Selain itu Kudus dipersepsikan sebagai sebuah kota di Jawa Tengah yang memiliki ciri sosial ekonomi yang khas. Rokok , jenang, soto, bordir dan beberapa produk lain akan dengan mudah membawa imajinasi seorang tentang Kudus. Ada pandangan gusjigang, orang yang memenuhi kriteria bagus (bagus perilakunya), pinter ngaji (menguasai keilmuan) dan pinter dagang( terampil berdagang). Tiga hal itu menjadi semacam ciri yang melekat dalam diri Wong Kudus ( Kudus Kota Kretek, Maesah Anggni). Inikah kunci etos kerja warga Kudus yang tersohor itu? Sehingga membentuk ciri masyarakat santri muslim dengan tradisi ekonomi industri hingga kemudian konglomerat pertama Indonesia Nitisemito ada dan lahir di Kudus. Adanya kaum saudagar kemudian memicu lahirnya bentuk-bentuk arsitektur yang khas. Arsitektur bukan sekedar rumah tetapi juga sebuah kawasan berikut tata letaknya yang sekarang masih kita lihat dan ternyata bersama bentuk-bentuk budaya lain secara nyata tengah mengalami perubahan.

Kebudayaan adalah dinamika itu sendiri, karakter kultur pesisir yang konon terbuka terhadap pengaruh penetrasi kebudayaan dari luar mestinya menghasilkan dampak.
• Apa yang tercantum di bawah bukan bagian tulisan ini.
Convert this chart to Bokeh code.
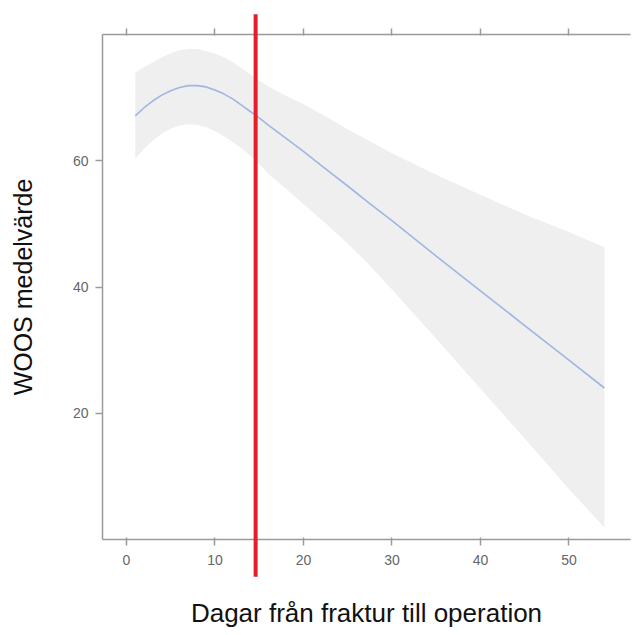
from bokeh.plotting import figure
from bokeh.models import LinearAxis, FixedTicker, Range1d
from bokeh.embed import file_html
from bokeh.resources import INLINE

# Data
days = [1, 2, 3, 4, 5, 6, 7, 8, 9, 10, 11, 12, 13, 14, 15, 16, 18, 20,
        22.5, 25, 27.5, 30, 35, 40, 45, 50, 54]
fit = [67.1, 68.4, 69.5, 70.4, 71.1, 71.6, 71.9, 71.9, 71.7, 71.2, 70.6, 69.8,
       68.8, 67.8, 66.8, 65.7, 63.6, 61.5,
       58.7, 56.0, 53.2, 50.5, 44.9, 39.4, 33.9, 28.4, 24.0]
upper = [74.0, 74.8, 75.6, 76.4, 77.0, 77.5, 77.7, 77.7, 77.4, 77.0, 76.4, 75.6,
         74.7, 73.7, 72.7, 71.8, 70.3, 69.0,
         67.0, 65.0, 63.1, 61.2, 57.8, 54.6, 51.5, 48.7, 46.3]
lower = [60.3, 61.9, 63.2, 64.3, 65.1, 65.6, 65.8, 65.7, 65.3, 64.7, 63.9, 63.0,
         62.0, 60.8, 59.5, 58.0, 55.6, 53.1,
         50.1, 46.9, 43.4, 39.6, 31.8, 23.9, 16.0, 8.0, 1.9]
x_ticks = [0, 10, 20, 30, 40, 50]
y_ticks = [20, 40, 60]
cutoff_day = 14.6
cutoff_extent = [-5.9, 83.2]

x_label = "Dagar från fraktur till operation"
y_label = "WOOS medelvärde"

AXIS_COLOR = "#9a9a9a"
TICK_LABEL_COLOR = "#666666"
FONT = "Liberation Sans"

p = figure(width=635, height=635, output_backend="svg", toolbar_location=None,
           x_range=Range1d(-2.7, 56.95), y_range=Range1d(0, 80),
           min_border_left=102, min_border_right=5, min_border_top=34,
           min_border_bottom=96)
p.grid.visible = False
p.outline_line_color = None
p.background_fill_color = "white"
p.border_fill_color = "white"

p.varea(x=days, y1=lower, y2=upper, fill_color="#efefef")
p.line(days, fit, line_color="#9fb6e3", line_width=1.6)
p.segment(x0=[cutoff_day], y0=[cutoff_extent[0]], x1=[cutoff_day], y1=[cutoff_extent[1]],
          line_color="#e3202a", line_width=4, level="overlay")


def style(ax, tin, tout):
    ax.axis_line_color = AXIS_COLOR
    ax.axis_line_width = 1.5
    ax.major_tick_line_color = AXIS_COLOR
    ax.major_tick_line_width = 1.5
    ax.major_tick_in = tin
    ax.major_tick_out = tout
    ax.minor_tick_line_color = None
    ax.major_label_text_font = FONT
    ax.major_label_text_font_size = "14px"
    ax.major_label_text_color = TICK_LABEL_COLOR
    ax.axis_label_text_font = FONT
    ax.axis_label_text_font_style = "normal"
    ax.axis_label_text_color = "#111111"


xa = p.xaxis[0]
xa.ticker = FixedTicker(ticks=x_ticks)
style(xa, 2, 6)
xa.major_label_standoff = 9
xa.axis_label = x_label
xa.axis_label_text_font_size = "26px"
xa.axis_label_standoff = 30

ya = p.yaxis[0]
ya.ticker = FixedTicker(ticks=y_ticks)
style(ya, 0, 7)
ya.major_label_standoff = 7
ya.axis_label = y_label
ya.axis_label_text_font_size = "25px"
ya.axis_label_standoff = 33

top = LinearAxis(ticker=FixedTicker(ticks=x_ticks))
style(top, 1, 6)
top.major_label_text_font_size = "1px"
top.major_label_text_color = None
top.major_label_standoff = 0
p.add_layout(top, "above")

open("out.html", "w").write(file_html(p, INLINE))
Jika demikian apakah transformasi itu ada dan sedang terjadi di Kudus? Jika ada tranformasi sosial atau bahkan kebudayaan, sejauh manakah penetrasi terjadi? Bagaimanakah bentuk-bentuk tranformasi itu?

Jadi hendak ditegaskan bahwa, Kudus memiliki suatu entitas nilai dimana bisa saja ia telah menjadi icon kuat atau berupa gejala yang kemudian melahirkan tanda. Diantaranya adalah hipotesa mengenai transformasi itu sendiri, kebiasaan (adat), pola perilaku,sistem nilai, gaya hidup atau kecenderungan Trend. Gejala itu bisa saja tampil berupa peristiwa sehari-hari atau bahkan berbalut konflik antara sistem nilai dan tanda. Pengungkapan pada segi-segi terdalam diharapkan memunculkan gambaran kritis namun utuh dan apa adanya mengenai Kudus. Sehingga pada akhirnya akan memperkaya kazanah estetika pada lembaran budaya kontemporer.